What you need to do
Exactly as written, quote every line that follows, skipping the images.

----

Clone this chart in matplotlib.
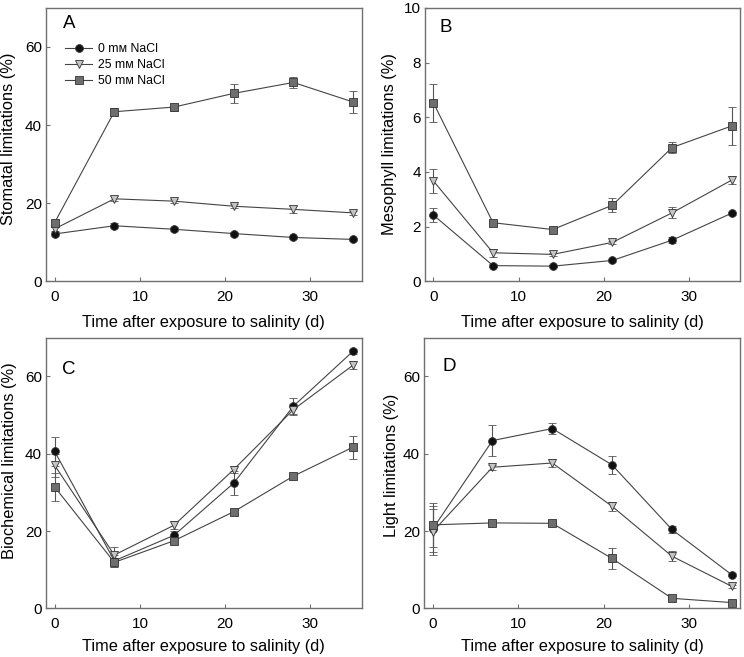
import numpy as np
import matplotlib.pyplot as plt

plt.rcParams['font.family'] = ['Liberation Sans', 'DejaVu Sans']

days = [0, 7, 14, 21, 28, 35]
labels = ['0 m\u043c NaCl', '25 m\u043c NaCl', '50 m\u043c NaCl']

# panel A - stomatal limitations
stom = [[12.1, 14.2, 13.3, 12.2, 11.2, 10.7],
        [13.4, 21.1, 20.5, 19.2, 18.4, 17.5],
        [15.0, 43.4, 44.6, 48.1, 50.9, 45.9]]
stom_err = [[0.5, 0.6, 0.5, 0.5, 0.5, 0.4],
            [0.5, 0.6, 0.5, 0.5, 0.9, 0.6],
            [0.8, 0.9, 0.9, 2.4, 1.3, 2.9]]

# panel B - mesophyll limitations
meso = [[2.42, 0.57, 0.55, 0.76, 1.50, 2.49],
        [3.67, 1.04, 0.98, 1.42, 2.50, 3.70],
        [6.53, 2.14, 1.89, 2.78, 4.89, 5.68]]
meso_err = [[0.27, 0.05, 0.04, 0.05, 0.12, 0.05],
            [0.43, 0.15, 0.05, 0.06, 0.20, 0.16],
            [0.69, 0.07, 0.06, 0.25, 0.20, 0.69]]

# panel C - biochemical limitations
bioc = [[40.6, 12.3, 18.9, 32.4, 52.3, 66.5],
        [37.0, 13.8, 21.5, 35.9, 51.4, 62.9],
        [31.4, 11.9, 17.5, 25.0, 34.2, 41.7]]
bioc_err = [[3.7, 1.5, 1.0, 3.0, 2.0, 0.7],
            [3.0, 2.2, 1.0, 1.0, 1.5, 1.0],
            [3.7, 1.2, 0.6, 0.6, 0.6, 3.0]]

# panel D - light limitations
light = [[20.5, 43.4, 46.5, 37.1, 20.4, 8.7],
         [19.8, 36.5, 37.6, 26.4, 13.5, 5.7],
         [21.6, 22.1, 22.0, 12.9, 2.6, 1.5]]
light_err = [[6.0, 3.9, 1.5, 2.3, 1.0, 0.4],
             [6.0, 0.6, 1.1, 1.2, 1.3, 0.4],
             [5.6, 0.4, 0.5, 2.8, 0.3, 0.3]]

panels = [
    ('A', stom, stom_err, 'Stomatal limitations (%)', 70, [0, 20, 40, 60]),
    ('B', meso, meso_err, 'Mesophyll limitations (%)', 10, [0, 2, 4, 6, 8, 10]),
    ('C', bioc, bioc_err, 'Biochemical limitations (%)', 70, [0, 20, 40, 60]),
    ('D', light, light_err, 'Light limitations (%)', 70, [0, 20, 40, 60]),
]

markers = ['o', 'v', 's']
faces = ['#111111', '#c4c4c4', '#6e6e6e']
msizes = [5.6, 6.2, 5.4]
edge = '#333333'
spine_col = '#707070'

fig = plt.figure(figsize=(7.44, 6.57), dpi=100)
boxes = [(0.062, 0.572, 0.424, 0.416),
         (0.571, 0.572, 0.424, 0.416),
         (0.062, 0.074, 0.424, 0.412),
         (0.570, 0.074, 0.425, 0.412)]
letter_pos = [(0.054, 0.975), (0.045, 0.96), (0.05, 0.915), (0.058, 0.925)]
ylab_pos = [(-0.097, 0.52), (-0.089, 0.5), (-0.092, 0.545), (-0.078, 0.53)]
xlab_pad = [8, 8, 6, 6]

for (letter, vals, errs, ylab, ytop, yt), box, lp, yp, xp in zip(panels, boxes, letter_pos, ylab_pos, xlab_pad):
    ax = fig.add_axes(box)
    handles = []
    for i in range(3):
        eb = ax.errorbar(days, vals[i], yerr=errs[i], color='#444444', lw=0.8,
                         marker=markers[i], ms=msizes[i],
                         mfc=faces[i], mec=edge, mew=0.6,
                         ecolor='#555555', elinewidth=0.8, capsize=2.6, capthick=0.8)
        handles.append(eb.lines[0])
    ax.set_xlim(-1, 36)
    ax.set_ylim(0, ytop)
    ax.set_xticks([0, 10, 20, 30])
    ax.set_yticks(yt)
    ax.tick_params(direction='in', length=3, width=0.8, color=spine_col,
                   labelsize=11)
    ax.tick_params(axis='x', pad=6)
    ax.tick_params(axis='y', pad=3)
    for s in ax.spines.values():
        s.set_color(spine_col)
        s.set_linewidth(1.0)
    ax.set_xlabel('Time after exposure to salinity (d)', fontsize=11.8, labelpad=xp)
    ax.set_ylabel(ylab, fontsize=11.8)
    ax.yaxis.set_label_coords(yp[0], yp[1])
    ax.text(lp[0], lp[1], letter, transform=ax.transAxes, fontsize=13.5,
            va='top', ha='left')
    if letter == 'A':
        ax.legend(handles, labels, loc='upper left', bbox_to_anchor=(0.045, 0.89),
                  frameon=False, fontsize=8.8, handlelength=2.2, handletextpad=0.5,
                  labelspacing=0.35, borderaxespad=0.0)

fig.savefig('out.png', dpi=100)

----

Complete output
Clone this chart in matplotlib.
import numpy as np
import matplotlib.pyplot as plt

plt.rcParams['font.family'] = ['Liberation Sans', 'DejaVu Sans']

days = [0, 7, 14, 21, 28, 35]
labels = ['0 m\u043c NaCl', '25 m\u043c NaCl', '50 m\u043c NaCl']

# panel A - stomatal limitations
stom = [[12.1, 14.2, 13.3, 12.2, 11.2, 10.7],
        [13.4, 21.1, 20.5, 19.2, 18.4, 17.5],
        [15.0, 43.4, 44.6, 48.1, 50.9, 45.9]]
stom_err = [[0.5, 0.6, 0.5, 0.5, 0.5, 0.4],
            [0.5, 0.6, 0.5, 0.5, 0.9, 0.6],
            [0.8, 0.9, 0.9, 2.4, 1.3, 2.9]]

# panel B - mesophyll limitations
meso = [[2.42, 0.57, 0.55, 0.76, 1.50, 2.49],
        [3.67, 1.04, 0.98, 1.42, 2.50, 3.70],
        [6.53, 2.14, 1.89, 2.78, 4.89, 5.68]]
meso_err = [[0.27, 0.05, 0.04, 0.05, 0.12, 0.05],
            [0.43, 0.15, 0.05, 0.06, 0.20, 0.16],
            [0.69, 0.07, 0.06, 0.25, 0.20, 0.69]]

# panel C - biochemical limitations
bioc = [[40.6, 12.3, 18.9, 32.4, 52.3, 66.5],
        [37.0, 13.8, 21.5, 35.9, 51.4, 62.9],
        [31.4, 11.9, 17.5, 25.0, 34.2, 41.7]]
bioc_err = [[3.7, 1.5, 1.0, 3.0, 2.0, 0.7],
            [3.0, 2.2, 1.0, 1.0, 1.5, 1.0],
            [3.7, 1.2, 0.6, 0.6, 0.6, 3.0]]

# panel D - light limitations
light = [[20.5, 43.4, 46.5, 37.1, 20.4, 8.7],
         [19.8, 36.5, 37.6, 26.4, 13.5, 5.7],
         [21.6, 22.1, 22.0, 12.9, 2.6, 1.5]]
light_err = [[6.0, 3.9, 1.5, 2.3, 1.0, 0.4],
             [6.0, 0.6, 1.1, 1.2, 1.3, 0.4],
             [5.6, 0.4, 0.5, 2.8, 0.3, 0.3]]

panels = [
    ('A', stom, stom_err, 'Stomatal limitations (%)', 70, [0, 20, 40, 60]),
    ('B', meso, meso_err, 'Mesophyll limitations (%)', 10, [0, 2, 4, 6, 8, 10]),
    ('C', bioc, bioc_err, 'Biochemical limitations (%)', 70, [0, 20, 40, 60]),
    ('D', light, light_err, 'Light limitations (%)', 70, [0, 20, 40, 60]),
]

markers = ['o', 'v', 's']
faces = ['#111111', '#c4c4c4', '#6e6e6e']
msizes = [5.6, 6.2, 5.4]
edge = '#333333'
spine_col = '#707070'

fig = plt.figure(figsize=(7.44, 6.57), dpi=100)
boxes = [(0.062, 0.572, 0.424, 0.416),
         (0.571, 0.572, 0.424, 0.416),
         (0.062, 0.074, 0.424, 0.412),
         (0.570, 0.074, 0.425, 0.412)]
letter_pos = [(0.054, 0.975), (0.045, 0.96), (0.05, 0.915), (0.058, 0.925)]
ylab_pos = [(-0.097, 0.52), (-0.089, 0.5), (-0.092, 0.545), (-0.078, 0.53)]
xlab_pad = [8, 8, 6, 6]

for (letter, vals, errs, ylab, ytop, yt), box, lp, yp, xp in zip(panels, boxes, letter_pos, ylab_pos, xlab_pad):
    ax = fig.add_axes(box)
    handles = []
    for i in range(3):
        eb = ax.errorbar(days, vals[i], yerr=errs[i], color='#444444', lw=0.8,
                         marker=markers[i], ms=msizes[i],
                         mfc=faces[i], mec=edge, mew=0.6,
                         ecolor='#555555', elinewidth=0.8, capsize=2.6, capthick=0.8)
        handles.append(eb.lines[0])
    ax.set_xlim(-1, 36)
    ax.set_ylim(0, ytop)
    ax.set_xticks([0, 10, 20, 30])
    ax.set_yticks(yt)
    ax.tick_params(direction='in', length=3, width=0.8, color=spine_col,
                   labelsize=11)
    ax.tick_params(axis='x', pad=6)
    ax.tick_params(axis='y', pad=3)
    for s in ax.spines.values():
        s.set_color(spine_col)
        s.set_linewidth(1.0)
    ax.set_xlabel('Time after exposure to salinity (d)', fontsize=11.8, labelpad=xp)
    ax.set_ylabel(ylab, fontsize=11.8)
    ax.yaxis.set_label_coords(yp[0], yp[1])
    ax.text(lp[0], lp[1], letter, transform=ax.transAxes, fontsize=13.5,
            va='top', ha='left')
    if letter == 'A':
        ax.legend(handles, labels, loc='upper left', bbox_to_anchor=(0.045, 0.89),
                  frameon=False, fontsize=8.8, handlelength=2.2, handletextpad=0.5,
                  labelspacing=0.35, borderaxespad=0.0)

fig.savefig('out.png', dpi=100)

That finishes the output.